There’s a reason Chipotle Mexican Grill is so popular with so many. In addition to its ingredients page, the fast-casual burrito chain features online menus that break down its offerings by both allergens and special diets. A customer can check to see which menu items are dairy- or sulfite-free as well as vegan, paleo or Whole 30 (fajita vegetables are a sweep). The online menus also offer helpful guidelines and tips (for example, customers can ask employees to change their gloves before they order, and that the corn tortillas may contain trace amounts of gluten). This level of expertise pays off: Three years after launch, Chipotle Rewards counts 27 million members.

  1. Anticipate the Next Course(s)

Household dietary needs, and preferences, shift. Babies are born, middle age hits (dairy, I miss you so much), someone is no longer following keto. Restaurants that want to be ingredient experts should regularly analyze their reward member database to detect changes. Are vegetarians showing signs of becoming “flexitarians” or vice versa? By tracking these changes, restaurants can price out ingredients and forecast costs, for more profitable menu decisions. Panda Express may have done this in September 2021 when it tested a meat-free version of its popular orange chicken using Beyond Meat. The dish sold out in test markets, so Panda Express tested two additional meat-free dishes in early 2022 (the dining jury is still out). 

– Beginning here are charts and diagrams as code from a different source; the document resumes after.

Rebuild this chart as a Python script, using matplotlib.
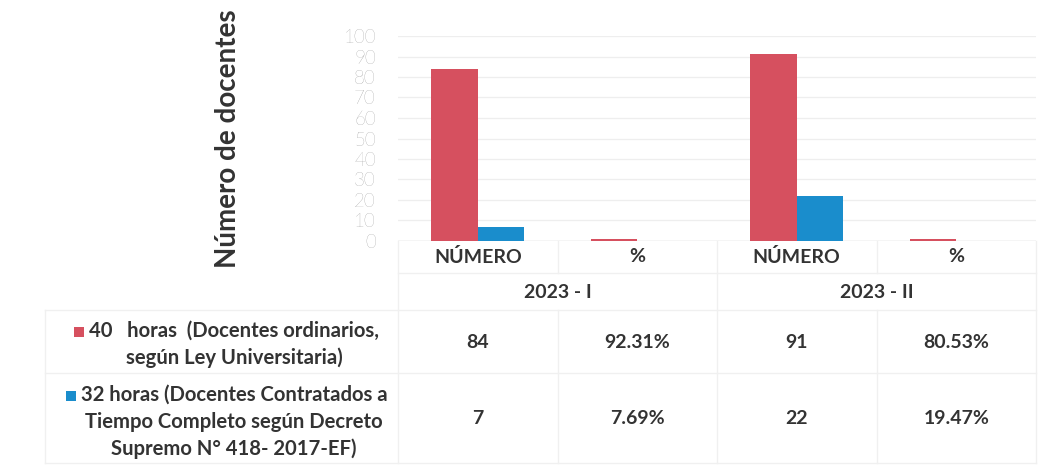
import matplotlib
matplotlib.use("Agg")
import matplotlib.pyplot as plt
from matplotlib.transforms import blended_transform_factory
from matplotlib.patches import Rectangle

# ---------------- data ----------------
categories = ["NÚMERO", "%", "NÚMERO", "%"]
periods = ["2023 - I", "2023 - II"]
is_percent = [False, True, False, True]
values_40 = [84, 92.31, 91, 80.53]
values_32 = [7, 7.69, 22, 19.47]
series_lines_40 = ["40   horas  (Docentes ordinarios,", "según Ley Universitaria)"]
series_lines_32 = ["32 horas (Docentes Contratados a", "Tiempo Completo según Decreto",
                   "Supremo N° 418- 2017-EF)"]
y_ticks = list(range(0, 101, 10))
y_label = "Número de docentes"

# ---------------- style ----------------
RED = "#d6505f"
BLUE = "#1a8dcc"
TXT = "#333333"
GRID = "#eeeeee"
LINE = "#f0f0f0"
FONT = "Lato"

W, H = 1054, 468
fig = plt.figure(figsize=(W / 100, H / 100), dpi=100)
fig.patch.set_facecolor("white")


def fy(y):
    return 1 - y / H


def fx(x):
    return x / W


ax = fig.add_axes([fx(398), fy(241), fx(1036) - fx(398), fy(36) - fy(241)])
x = list(range(len(categories)))
bw = 0.29
plot40 = [v / 100 if p else v for v, p in zip(values_40, is_percent)]
plot32 = [v / 100 if p else v for v, p in zip(values_32, is_percent)]
ax.bar([i - bw / 2 for i in x], plot40, width=bw, color=RED, zorder=3)
ax.bar([i + bw / 2 for i in x], plot32, width=bw, color=BLUE, zorder=3)
ax.set_xlim(-0.5, 3.5)
ax.set_ylim(0, 100)
ax.set_yticks(y_ticks)
ax.set_yticklabels([str(t) for t in y_ticks], fontsize=13.5, color="#7a7a7a",
                   family=FONT, fontweight="light")
ax.tick_params(axis="y", length=0, pad=16)
ax.set_xticks([])
ax.grid(axis="y", color=GRID, lw=0.9, zorder=0)
for s in ax.spines.values():
    s.set_visible(False)
ax.axhline(0, color="#dddddd", lw=1, zorder=2)

fig.text(fx(228), fy(139), y_label, rotation=90, ha="center", va="center",
         fontsize=20, fontweight="bold", color=TXT, family=FONT)

# ---------------- data table ----------------
bt = blended_transform_factory(ax.transData, fig.transFigure)
for i, c in enumerate(categories):
    fig.text(i, fy(257), c, transform=bt, ha="center", va="center",
             fontsize=14, fontweight="bold", color=TXT, family=FONT)
for k, p in enumerate(periods):
    fig.text(2 * k + 0.5, fy(292), p, transform=bt, ha="center", va="center",
             fontsize=14, fontweight="bold", color=TXT, family=FONT)


def fmt(v, p):
    return f"{v:.2f}%" if p else f"{v:g}"


for i in x:
    fig.text(i, fy(342), fmt(values_40[i], is_percent[i]), transform=bt,
             ha="center", va="center", fontsize=14, fontweight="bold",
             color=TXT, family=FONT)
    fig.text(i, fy(418), fmt(values_32[i], is_percent[i]), transform=bt,
             ha="center", va="center", fontsize=14, fontweight="bold",
             color=TXT, family=FONT)

# legend rows (series names)
line_step = 27
first_lines = []
for lines, y0 in ((series_lines_40, 331), (series_lines_32, 395)):
    for j, ln in enumerate(lines):
        t = fig.text(fx(234), fy(y0 + j * line_step), ln, ha="center", va="center",
                     fontsize=14.6, fontweight="bold", color=TXT, family=FONT)
        if j == 0:
            first_lines.append(t)

fig.canvas.draw()
r = fig.canvas.get_renderer()
for t, col in zip(first_lines, (RED, BLUE)):
    bb = t.get_window_extent(r)
    xc = bb.x0 - 10
    yc = (bb.y0 + bb.y1) / 2 - 1
    fig.patches.append(Rectangle(((xc - 5) / W, (yc - 5) / H), 10 / W, 10 / H,
                                 transform=fig.transFigure, facecolor=col,
                                 edgecolor="none"))

# table grid lines (faint)
def hline(y, x0, x1):
    fig.add_artist(plt.Line2D([fx(x0), fx(x1)], [fy(y), fy(y)], color=LINE, lw=1,
                              transform=fig.transFigure))


for yy in (310, 373, 463):
    hline(yy, 45, 1036)
hline(273, 398, 1036)
bx = blended_transform_factory(ax.transData, fig.transFigure)
for b in (-0.5, 1.5, 3.5):
    fig.add_artist(plt.Line2D([b, b], [fy(241), fy(463)], color=LINE, lw=1, transform=bx))
for b in (0.5, 2.5):
    fig.add_artist(plt.Line2D([b, b], [fy(241), fy(273)], color=LINE, lw=1, transform=bx))
    fig.add_artist(plt.Line2D([b, b], [fy(310), fy(463)], color=LINE, lw=1, transform=bx))
fig.add_artist(plt.Line2D([fx(45), fx(45)], [fy(310), fy(463)], color=LINE, lw=1,
                          transform=fig.transFigure))

fig.savefig("out.png", dpi=100, facecolor="white")
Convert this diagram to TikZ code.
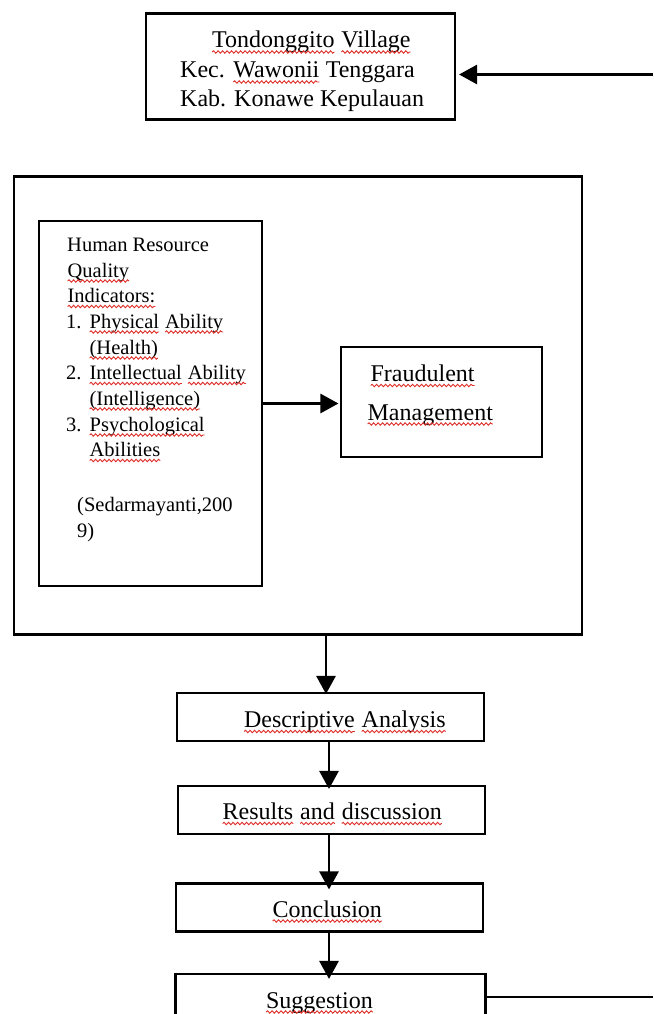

Take an Order: Data is the Key Ingredient of Engagement

Restaurants are continuously concocting menu items to attract new and repeat customers, while the secret sauce to knowing exactly what these customers want exists in their loyalty program data. When what they want is defined by allergies or health guidelines, that information takes on a premium.  

Dining out should be fun. The menu should be fun. But dietary restrictions should be taken seriously – nearly 130 million Americans think they should. Member data can spoon-feed restaurants what they need to know, as soon as they open up to it. Reward programs can fare better.